Linear Algebra Practice Set 1

Let $A$ be an $n$-th order matrix satisfying $A^2 - A - 2E = O$, where $E$ is the identity matrix. Prove that $A$ is invertible and find $A^{-1}$.

Let $\mathbb{R}^4$ have two bases:

(I): $\alpha_1 = (1, 1, 0, -1)^T, \alpha_2 = (1, 2, 1, 0)^T, \alpha_3 = (1, 0, -1, -2)^T, \alpha_4 = (2, 0, -1, -1)^T$

(II): $\beta_1 = (1, 0, -1, 0)^T, \beta_2 = (0, 1, 1, 0)^T, \beta_3 = (1, 0, 1, -2)^T, \beta_4 = (0, 0, 0, 1)^T$

(1) Find the transition matrix from basis (I) to basis (II);

(2) If vector $\eta = (2, 3, 0, -1)^T$, find its coordinates under basis (I).

Given the linear system with parameter $\lambda$:

$\begin{cases} x_1 + x_2 + x_3 + x_4 = 1 \\ x_1 + 2x_2 + 2x_3 + \lambda x_4 = \lambda \\ x_1 + 2x_2 + (\lambda + 2)x_3 + 2x_4 = \lambda + 2 \end{cases}$

(1) For what values of $\lambda$ does the system have infinitely many solutions?

(2) When the system has infinitely many solutions, find the general solution.

Let $A$ be an $n$-th order matrix with $\text{rank}(A) = r < n$. Let $A^*$ be the adjugate matrix of $A$ satisfying $A_{11} \neq 0$. Let $\alpha$ be a non-zero $n$-dimensional column vector.

Prove that the non-homogeneous linear system $AX = \alpha$ has infinitely many solutions if and only if $\alpha$ is a solution to the homogeneous system $A^*X = 0$.

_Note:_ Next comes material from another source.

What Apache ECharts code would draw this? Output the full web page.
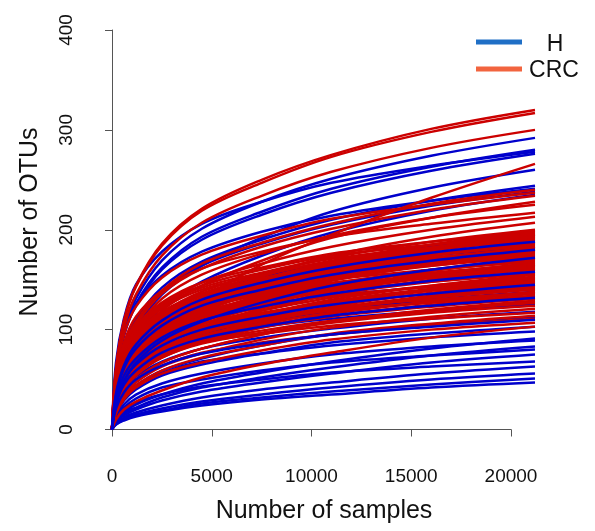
<!DOCTYPE html>
<html><head><meta charset="utf-8">
<script src="https://cdn.jsdelivr.net/npm/echarts@6/dist/echarts.min.js"></script>
<style>html,body{margin:0;padding:0;background:#fff}#c{width:595px;height:531px}</style>
</head><body><div id="c"></div>
<script>
// Sequencing depths at which each curve was read
const depths = [0, 200, 600, 1200, 2500, 4500, 7500, 11000, 16000, 21200];

// H (healthy) rarefaction curves: OTUs at each depth
const hCurves = [
  [0,55,99,131,169,201,228,251,274,292],
  [0,53,95,126,162,193,218,241,263,280],
  [0,67,111,145,178,206,228,247,264,278],
  [0,52,94,124,160,190,215,237,259,276],
  [0,39,73,101,135,164,192,218,242,260],
  [0,46,83,110,142,168,190,210,229,244],
  [0,58,96,125,154,178,198,214,229,241],
  [0,45,81,107,138,164,186,205,224,238],
  [0,35,66,92,122,148,174,197,219,235],
  [0,37,66,88,113,135,152,168,183,195],
  [0,36,64,85,109,130,147,162,177,188],
  [0,44,73,95,117,135,150,163,174,183],
  [0,34,61,81,104,124,140,155,169,180],
  [0,26,48,67,89,108,127,144,160,172],
  [0,31,56,74,96,114,129,142,155,165],
  [0,30,54,71,92,109,123,136,149,158],
  [0,36,60,78,96,111,123,134,143,150],
  [0,28,49,65,84,100,113,125,136,145],
  [0,21,40,55,74,89,105,119,132,142],
  [0,26,47,62,80,95,108,119,130,138],
  [0,25,45,59,77,91,103,114,124,132],
  [0,30,50,65,80,93,103,111,119,125],
  [0,22,40,53,68,81,92,101,111,118],
  [0,17,32,44,59,71,84,95,105,113],
  [0,21,37,50,64,76,86,95,103,110],
  [0,15,29,40,54,65,76,87,96,103],
  [0,19,33,44,57,68,76,84,92,98],
  [0,9,17,25,35,46,57,68,81,91],
  [0,13,25,35,46,56,66,75,83,89],
  [0,8,16,22,32,42,52,62,74,83],
  [0,12,22,31,42,50,59,67,74,80],
  [0,8,14,20,29,38,47,56,67,75],
  [0,10,19,27,35,43,50,57,63,68],
  [0,6,12,17,24,32,40,47,56,63],
  [0,6,11,15,21,28,35,42,50,56],
  [0,5,10,14,19,26,32,38,45,51],
  [0,5,9,13,18,24,30,35,42,47]
];

// CRC rarefaction curves: OTUs at each depth
const crcCurves = [
  [0,61,109,144,186,221,250,275,301,320],
  [0,60,108,143,184,219,247,273,298,317],
  [0,57,102,135,174,207,234,258,282,300],
  [0,25,50,70,100,130,165,195,232,266],
  [0,46,82,108,139,166,187,206,226,240],
  [0,57,95,123,152,175,194,211,225,237],
  [0,44,80,105,136,161,183,201,220,234],
  [0,34,64,89,119,144,169,192,212,228],
  [0,43,77,101,131,155,176,194,212,225],
  [0,52,87,113,139,161,178,193,206,217],
  [0,40,72,96,124,147,166,183,200,213],
  [0,31,58,81,108,130,153,174,193,207],
  [0,38,68,90,116,138,156,172,188,200],
  [0,30,56,78,103,125,147,167,185,199],
  [0,48,79,103,127,147,162,176,188,198],
  [0,37,67,89,114,136,154,169,185,197],
  [0,29,55,76,102,123,145,165,182,196],
  [0,47,78,101,125,144,160,174,185,195],
  [0,37,66,87,113,134,151,167,182,194],
  [0,29,54,75,100,122,143,162,179,193],
  [0,46,77,100,123,142,157,171,182,192],
  [0,36,65,86,111,132,149,164,180,191],
  [0,36,65,86,110,131,148,163,179,190],
  [0,45,76,98,121,140,155,168,180,189],
  [0,28,53,73,98,118,139,158,175,188],
  [0,28,52,73,97,118,138,157,174,187],
  [0,35,63,84,108,128,145,160,175,186],
  [0,35,63,83,107,128,144,159,174,185],
  [0,44,74,96,118,136,151,164,175,184],
  [0,27,51,71,95,115,135,154,170,183],
  [0,35,62,82,106,126,142,157,171,182],
  [0,43,72,94,116,134,148,161,172,181],
  [0,27,50,70,94,113,133,151,167,180],
  [0,34,61,81,104,124,140,154,168,179],
  [0,34,61,80,103,123,139,153,167,178],
  [0,27,50,69,92,112,131,149,165,177],
  [0,42,70,92,113,130,144,157,167,176],
  [0,33,60,79,102,121,137,151,165,175],
  [0,33,59,78,101,120,136,150,164,174],
  [0,42,69,90,111,128,142,154,164,173],
  [0,26,48,67,89,108,127,144,160,172],
  [0,26,48,67,89,108,127,144,159,171],
  [0,32,58,77,99,117,133,146,160,170],
  [0,32,57,76,98,117,132,145,159,169],
  [0,40,67,87,108,124,138,150,160,168],
  [0,25,47,65,87,105,124,140,155,167],
  [0,32,56,75,96,115,129,143,156,166],
  [0,40,66,86,106,122,135,147,157,165],
  [0,25,46,64,85,103,121,138,153,164],
  [0,31,55,73,95,112,127,140,153,163],
  [0,31,55,73,94,112,126,139,152,162],
  [0,24,45,63,84,101,119,135,150,161],
  [0,38,64,83,102,118,131,142,152,160],
  [0,30,54,71,92,109,123,136,149,158],
  [0,30,53,71,91,108,122,135,148,157],
  [0,37,62,81,100,115,128,139,148,156],
  [0,23,43,60,81,98,115,130,144,155],
  [0,29,52,69,89,106,119,132,144,153],
  [0,23,43,59,79,96,112,128,141,152],
  [0,36,60,79,97,112,124,134,143,151],
  [0,28,51,67,86,103,116,128,140,149],
  [0,28,50,67,86,102,115,127,139,148],
  [0,22,41,57,76,93,109,123,137,147],
  [0,28,49,65,84,100,113,125,136,145],
  [0,22,40,56,75,91,107,121,134,144],
  [0,34,57,74,92,106,117,127,136,143],
  [0,27,48,63,82,97,110,121,133,141],
  [0,27,48,63,81,97,109,120,132,140],
  [0,21,39,54,72,87,102,116,128,138],
  [0,33,55,71,88,101,112,122,130,137],
  [0,26,46,61,79,94,106,117,128,136],
  [0,32,54,70,86,99,110,119,127,134],
  [0,25,45,60,77,92,104,114,125,133],
  [0,25,45,59,76,90,102,113,123,131],
  [0,19,36,50,67,81,95,108,120,129],
  [0,19,36,50,67,81,95,108,119,128],
  [0,24,43,57,74,88,99,109,119,127],
  [0,24,42,56,72,86,97,107,117,124],
  [0,18,34,47,63,76,90,102,113,121],
  [0,28,47,61,75,87,96,104,111,117],
  [0,17,32,44,59,72,84,96,106,114],
  [0,21,38,50,64,77,87,95,104,111],
  [0,16,30,42,56,67,79,90,100,107],
  [0,10,20,28,39,52,65,77,92,103]
];

// H curves drawn above the CRC curves (indices into hCurves)
const hOnTop = [10, 12, 13, 15, 17, 20, 24];

const xTicks = [0, 5000, 10000, 15000, 20000];
const yTicks = [0, 100, 200, 300, 400];
const legendNames = ['H', 'CRC'];
const xTitle = 'Number of samples';
const yTitle = 'Number of OTUs';

const H_COLOR = '#0000CC', CRC_COLOR = '#CC0000';
const LEG_H = '#1F6FC6', LEG_CRC = '#F2643F';

function mk(curve, color) {
  return {
    type: 'line', xAxisIndex: 0, yAxisIndex: 0,
    data: depths.map((d, i) => [d, curve[i]]),
    smooth: 0.35, showSymbol: false, silent: true,
    lineStyle: { width: 2.5, color: color }, z: 2
  };
}
const series = [];
hCurves.forEach((c, i) => { if (!hOnTop.includes(i)) series.push(mk(c, H_COLOR)); });
crcCurves.forEach(c => series.push(mk(c, CRC_COLOR)));
hCurves.forEach((c, i) => { if (hOnTop.includes(i)) series.push(mk(c, H_COLOR)); });

const FONT = 'Liberation Sans, Arial, sans-serif';
const chart = echarts.init(document.getElementById('c'), null, { renderer: 'canvas' });
chart.setOption({
  animation: false,
  backgroundColor: '#ffffff',
  grid: [
    { left: 112, right: 60, top: 30, bottom: 101.5 },
    { left: 112, right: 84, top: 30, bottom: 101.5 }
  ],
  xAxis: [
    { gridIndex: 0, type: 'value', min: 0, max: 21200, show: false },
    { gridIndex: 1, type: 'value', min: xTicks[0], max: xTicks[xTicks.length - 1], interval: 5000, offset: 17,
      axisLine: { show: true, lineStyle: { color: '#555', width: 1 } },
      axisTick: { show: true, length: 7, lineStyle: { color: '#555' } },
      axisLabel: { fontSize: 19, color: '#111', fontFamily: FONT, margin: 21,
        formatter: v => xTicks.includes(v) ? String(v) : '' },
      splitLine: { show: false } }
  ],
  yAxis: [
    { gridIndex: 0, type: 'value', min: 0, max: 400, show: false },
    { gridIndex: 1, type: 'value', min: yTicks[0], max: yTicks[yTicks.length - 1], interval: 100, offset: 20,
      axisLine: { show: true, lineStyle: { color: '#555', width: 1 } },
      axisTick: { show: true, length: 7, lineStyle: { color: '#555' } },
      axisLabel: { fontSize: 19, color: '#111', fontFamily: FONT, rotate: 90, margin: 16,
        formatter: v => yTicks.includes(v) ? String(v) : '' },
      splitLine: { show: false } }
  ],
  series: series,
  graphic: [
    { type: 'text', x: 324, y: 511, style: { text: xTitle, fontSize: 25, fontFamily: FONT, fill: '#111', align: 'center', verticalAlign: 'middle' }, z: 100 },
    { type: 'text', x: 30, y: 222, rotation: Math.PI / 2, style: { text: yTitle, fontSize: 25, fontFamily: FONT, fill: '#111', align: 'center', verticalAlign: 'middle' }, z: 100 },
    { type: 'line', shape: { x1: 476, y1: 42, x2: 522, y2: 42 }, style: { stroke: LEG_H, lineWidth: 5 }, z: 100 },
    { type: 'line', shape: { x1: 476, y1: 69, x2: 522, y2: 69 }, style: { stroke: LEG_CRC, lineWidth: 5 }, z: 100 },
    { type: 'text', x: 555, y: 45, style: { text: legendNames[0], fontSize: 23, fontFamily: FONT, fill: '#111', align: 'center', verticalAlign: 'middle' }, z: 100 },
    { type: 'text', x: 554, y: 71, style: { text: legendNames[1], fontSize: 23, fontFamily: FONT, fill: '#111', align: 'center', verticalAlign: 'middle' }, z: 100 }
  ]
});
</script>
</body></html>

Let $V$ be an $n$-dimensional real linear space. Let (I): $\varepsilon_1, \ldots, \varepsilon_n$ and (II): $\eta_1, \ldots, \eta_n$ be two bases of $V$.

Define $W = \{\alpha \in V : \alpha \text{ has the same coordinates under both bases}\}$

(1) Prove that $W$ is a subspace of $V$;

(2) If the rank of vectors $\varepsilon_1 - \eta_1, \ldots, \varepsilon_n - \eta_n$ is $r$, find $\dim(W)$.

Given the quadratic form:

$f(x_1, x_2, x_3) = x_1^2 + 2x_2^2 + 5x_3^2 + 2tx_1x_2 - 2x_1x_3 + 4x_2x_3$

(1) Find the value of $t$ such that the rank of this quadratic form is 2;

(2) For the value of $t$ found in (1), find an invertible linear transformation that transforms the quadratic form into its canonical form.

Let $A$ and $B$ be $n$-th order matrices with $A$ invertible. Let $r$ be a positive integer satisfying $0 < r < n$.

Define $M = \begin{pmatrix} E_r & O \\ B & -E_{n-r} \end{pmatrix}$ where $B$ is $r \times (n-r)$ and $O$ is the zero matrix.

Prove that $M$ is diagonalizable.

Let $\beta$ be a non-zero vector in Euclidean space $V$. Let $\beta_1, \beta_2, \beta_3$ be three vectors in $V$ satisfying:

(1) $(\beta_i, \beta) > 0$ for $i = 1, 2, 3$

(2) $(\beta_i, \beta_j) < 0$ for $i, j = 1, 2, 3, i \neq j$

Prove that $\beta_1, \beta_2, \beta_3$ are linearly independent.